Provided information:
— START —
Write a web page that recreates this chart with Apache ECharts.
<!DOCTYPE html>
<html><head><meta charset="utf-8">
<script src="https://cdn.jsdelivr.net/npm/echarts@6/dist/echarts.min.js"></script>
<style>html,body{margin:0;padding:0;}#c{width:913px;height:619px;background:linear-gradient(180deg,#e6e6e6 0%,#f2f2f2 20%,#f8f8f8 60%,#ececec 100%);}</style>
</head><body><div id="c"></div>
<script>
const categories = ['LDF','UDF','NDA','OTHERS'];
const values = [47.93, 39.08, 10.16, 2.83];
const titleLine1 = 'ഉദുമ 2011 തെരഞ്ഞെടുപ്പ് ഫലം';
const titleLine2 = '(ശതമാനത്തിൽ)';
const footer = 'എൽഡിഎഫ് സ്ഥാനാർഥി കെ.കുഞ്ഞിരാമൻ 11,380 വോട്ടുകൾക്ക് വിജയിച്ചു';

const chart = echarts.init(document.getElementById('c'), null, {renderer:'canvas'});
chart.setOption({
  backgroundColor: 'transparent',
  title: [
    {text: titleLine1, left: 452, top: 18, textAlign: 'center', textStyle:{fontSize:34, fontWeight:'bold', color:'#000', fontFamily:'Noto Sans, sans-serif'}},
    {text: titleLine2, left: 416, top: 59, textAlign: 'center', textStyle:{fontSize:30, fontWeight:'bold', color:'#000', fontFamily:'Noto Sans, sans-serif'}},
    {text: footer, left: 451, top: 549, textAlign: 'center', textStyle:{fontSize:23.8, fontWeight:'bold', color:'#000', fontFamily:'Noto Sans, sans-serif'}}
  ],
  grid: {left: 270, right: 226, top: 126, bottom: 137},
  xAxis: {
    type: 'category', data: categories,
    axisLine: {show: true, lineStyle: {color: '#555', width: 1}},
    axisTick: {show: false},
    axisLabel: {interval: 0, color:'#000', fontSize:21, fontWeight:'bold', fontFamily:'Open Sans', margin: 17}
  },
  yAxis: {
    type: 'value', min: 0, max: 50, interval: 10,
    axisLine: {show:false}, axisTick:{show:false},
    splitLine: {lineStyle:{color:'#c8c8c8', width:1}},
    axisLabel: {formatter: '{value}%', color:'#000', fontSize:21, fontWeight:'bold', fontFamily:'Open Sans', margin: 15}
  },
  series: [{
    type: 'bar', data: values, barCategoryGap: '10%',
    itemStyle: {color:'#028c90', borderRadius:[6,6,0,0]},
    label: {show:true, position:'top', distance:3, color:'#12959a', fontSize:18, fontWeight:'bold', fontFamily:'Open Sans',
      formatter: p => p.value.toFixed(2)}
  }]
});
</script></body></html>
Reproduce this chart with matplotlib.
— END —
— START —
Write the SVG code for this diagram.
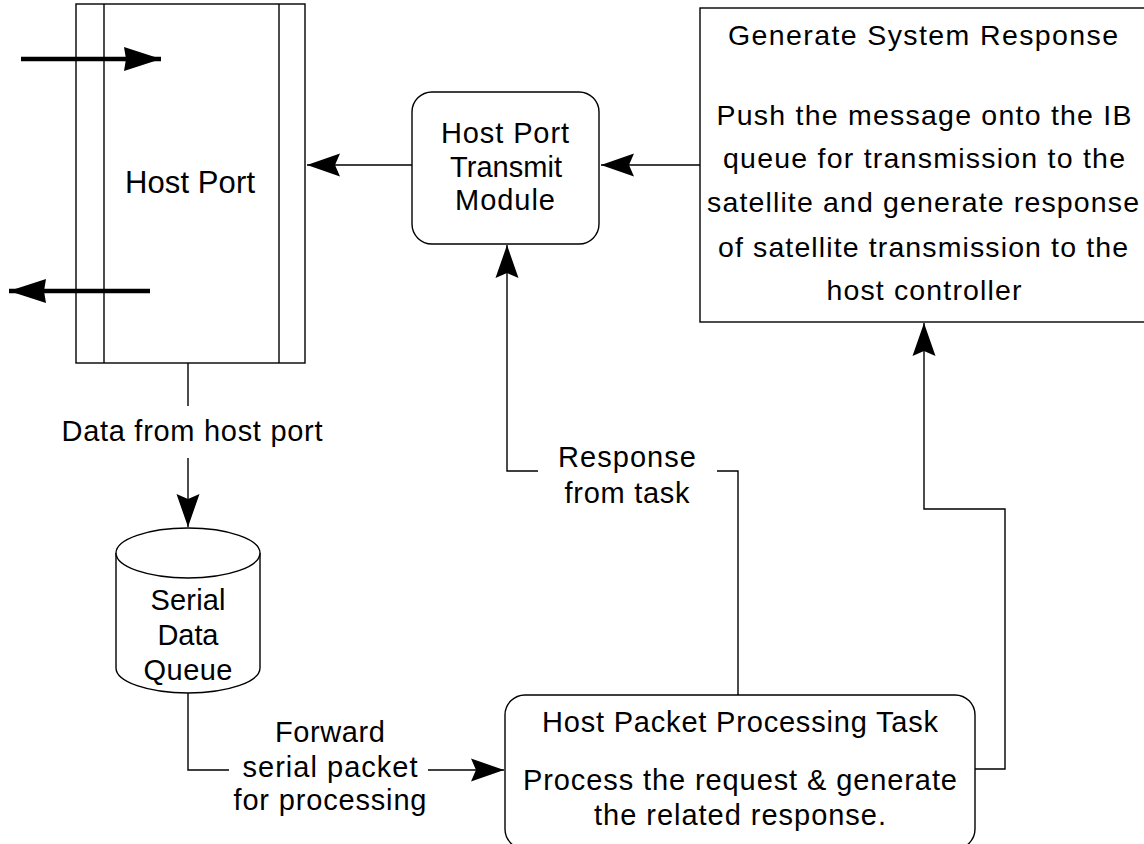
— END —
Aim: Return exactly the lines from the line that has "Write a web" to the line that has "const footer = 'എൽഡിഎഫ്", both of them included.

Response for this exercise:
Write a web page that recreates this chart with Apache ECharts.
<!DOCTYPE html>
<html><head><meta charset="utf-8">
<script src="https://cdn.jsdelivr.net/npm/echarts@6/dist/echarts.min.js"></script>
<style>html,body{margin:0;padding:0;}#c{width:913px;height:619px;background:linear-gradient(180deg,#e6e6e6 0%,#f2f2f2 20%,#f8f8f8 60%,#ececec 100%);}</style>
</head><body><div id="c"></div>
<script>
const categories = ['LDF','UDF','NDA','OTHERS'];
const values = [47.93, 39.08, 10.16, 2.83];
const titleLine1 = 'ഉദുമ 2011 തെരഞ്ഞെടുപ്പ് ഫലം';
const titleLine2 = '(ശതമാനത്തിൽ)';
const footer = 'എൽഡിഎഫ് സ്ഥാനാർഥി കെ.കുഞ്ഞിരാമൻ 11,380 വോട്ടുകൾക്ക് വിജയിച്ചു';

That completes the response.